» **Requirement**
Every line below should be copied exactly; drop the pictures.

» **Data section**
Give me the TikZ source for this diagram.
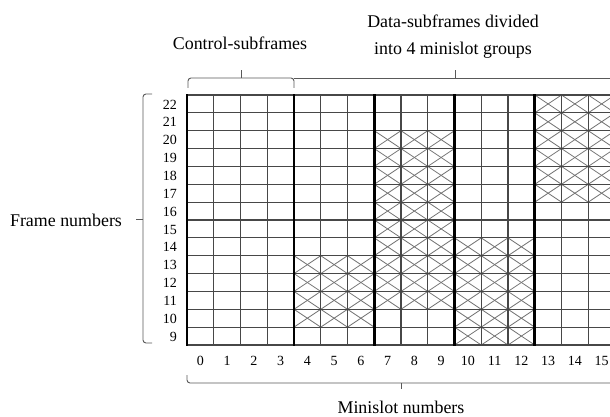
\documentclass[tikz,border=0pt]{standalone}
\usepackage{fontspec}
\setmainfont{Liberation Serif}
\begin{document}
\begin{tikzpicture}[x=1pt,y=-1pt,
  gridline/.style={line width=1.1pt, draw=black!72},
  thickline/.style={line width=2.6pt, draw=black},
  hatchline/.style={line width=0.8pt, draw=black!55},
  bracestyle/.style={line width=0.9pt, draw=black!65, rounded corners=3pt},
  lbl/.style={font=\fontsize{17.9}{20}\selectfont, inner sep=0pt, anchor=base},
  num/.style={font=\fontsize{14}{16}\selectfont, inner sep=0pt, anchor=base}]
\useasboundingbox (0,0) rectangle (610,417);
\clip (0,0) rectangle (610,417);
\def\X{187}\def\Y{95}\def\W{26.75}\def\H{17.857}
% hatched cells
\foreach \ca/\cb/\ra/\rb in {4/6/10/13, 7/9/11/20, 10/12/9/14, 13/15/17/22}{
  \foreach \c in {\ca,...,\cb}{
    \foreach \r in {\ra,...,\rb}{
      \draw[hatchline] ({\X+\c*\W},{\Y+(22-\r)*\H}) -- ++(\W,\H);
      \draw[hatchline] ({\X+\c*\W},{\Y+(23-\r)*\H}) -- ++(\W,-\H);
    }
  }
}
% grid
\foreach \i in {0,...,14}{
  \draw[gridline] (\X,{\Y+\i*\H}) -- (616,{\Y+\i*\H});
}
\foreach \c in {1,2,3,5,6,8,9,11,12,14,15,16}{
  \draw[gridline] ({\X+\c*\W},\Y) -- ({\X+\c*\W},{\Y+14*\H});
}
\foreach \c in {0,4,7,10,13}{
  \draw[thickline] ({\X+\c*\W},{\Y-0.5}) -- ({\X+\c*\W},{\Y+14*\H+0.5});
}
% row numbers
\foreach \r in {9,...,22}{
  \node[num, anchor=base east] (r\r) at (177,{\Y+(22-\r)*\H+\H/2+5.2}) {\r};
}
% column numbers
\foreach \c in {0,...,15}{
  \node[num] (c\c) at ({\X+\c*\W+\W/2},365) {\c};
}
% braces
\draw[bracestyle] (188,88) -- (188,78) -- (294,78) -- (294,88);
\draw[bracestyle] (241,78) -- (241,70);
\draw[bracestyle] (294,78) -- (620,78);
\draw[bracestyle] (455,78) -- (455,70);
\draw[bracestyle] (152,94) -- (143,94) -- (143,343) -- (152,343);
\draw[bracestyle] (143,219) -- (136,219);
\draw[bracestyle] (187,375) -- (187,383) -- (620,383);
\draw[bracestyle] (401,383) -- (401,389);
% labels
\node[lbl] (ctrl) at (240,50) {Control-subframes};
\node[lbl] (data1) at (453,28) {Data-subframes divided};
\node[lbl] (data2) at (453,55) {into 4 minislot groups};
\node[lbl] (frame) at (66,226) {Frame numbers};
\node[lbl] (mini) at (401,413) {Minislot numbers};
\end{tikzpicture}
\end{document}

» **Output of the exercise**
Give me the TikZ source for this diagram.
\documentclass[tikz,border=0pt]{standalone}
\usepackage{fontspec}
\setmainfont{Liberation Serif}
\begin{document}
\begin{tikzpicture}[x=1pt,y=-1pt,
  gridline/.style={line width=1.1pt, draw=black!72},
  thickline/.style={line width=2.6pt, draw=black},
  hatchline/.style={line width=0.8pt, draw=black!55},
  bracestyle/.style={line width=0.9pt, draw=black!65, rounded corners=3pt},
  lbl/.style={font=\fontsize{17.9}{20}\selectfont, inner sep=0pt, anchor=base},
  num/.style={font=\fontsize{14}{16}\selectfont, inner sep=0pt, anchor=base}]
\useasboundingbox (0,0) rectangle (610,417);
\clip (0,0) rectangle (610,417);
\def\X{187}\def\Y{95}\def\W{26.75}\def\H{17.857}
% hatched cells
\foreach \ca/\cb/\ra/\rb in {4/6/10/13, 7/9/11/20, 10/12/9/14, 13/15/17/22}{
  \foreach \c in {\ca,...,\cb}{
    \foreach \r in {\ra,...,\rb}{
      \draw[hatchline] ({\X+\c*\W},{\Y+(22-\r)*\H}) -- ++(\W,\H);
      \draw[hatchline] ({\X+\c*\W},{\Y+(23-\r)*\H}) -- ++(\W,-\H);
    }
  }
}
% grid
\foreach \i in {0,...,14}{
  \draw[gridline] (\X,{\Y+\i*\H}) -- (616,{\Y+\i*\H});
}
\foreach \c in {1,2,3,5,6,8,9,11,12,14,15,16}{
  \draw[gridline] ({\X+\c*\W},\Y) -- ({\X+\c*\W},{\Y+14*\H});
}
\foreach \c in {0,4,7,10,13}{
  \draw[thickline] ({\X+\c*\W},{\Y-0.5}) -- ({\X+\c*\W},{\Y+14*\H+0.5});
}
% row numbers
\foreach \r in {9,...,22}{
  \node[num, anchor=base east] (r\r) at (177,{\Y+(22-\r)*\H+\H/2+5.2}) {\r};
}
% column numbers
\foreach \c in {0,...,15}{
  \node[num] (c\c) at ({\X+\c*\W+\W/2},365) {\c};
}
% braces
\draw[bracestyle] (188,88) -- (188,78) -- (294,78) -- (294,88);
\draw[bracestyle] (241,78) -- (241,70);
\draw[bracestyle] (294,78) -- (620,78);
\draw[bracestyle] (455,78) -- (455,70);
\draw[bracestyle] (152,94) -- (143,94) -- (143,343) -- (152,343);
\draw[bracestyle] (143,219) -- (136,219);
\draw[bracestyle] (187,375) -- (187,383) -- (620,383);
\draw[bracestyle] (401,383) -- (401,389);
% labels
\node[lbl] (ctrl) at (240,50) {Control-subframes};
\node[lbl] (data1) at (453,28) {Data-subframes divided};
\node[lbl] (data2) at (453,55) {into 4 minislot groups};
\node[lbl] (frame) at (66,226) {Frame numbers};
\node[lbl] (mini) at (401,413) {Minislot numbers};
\end{tikzpicture}
\end{document}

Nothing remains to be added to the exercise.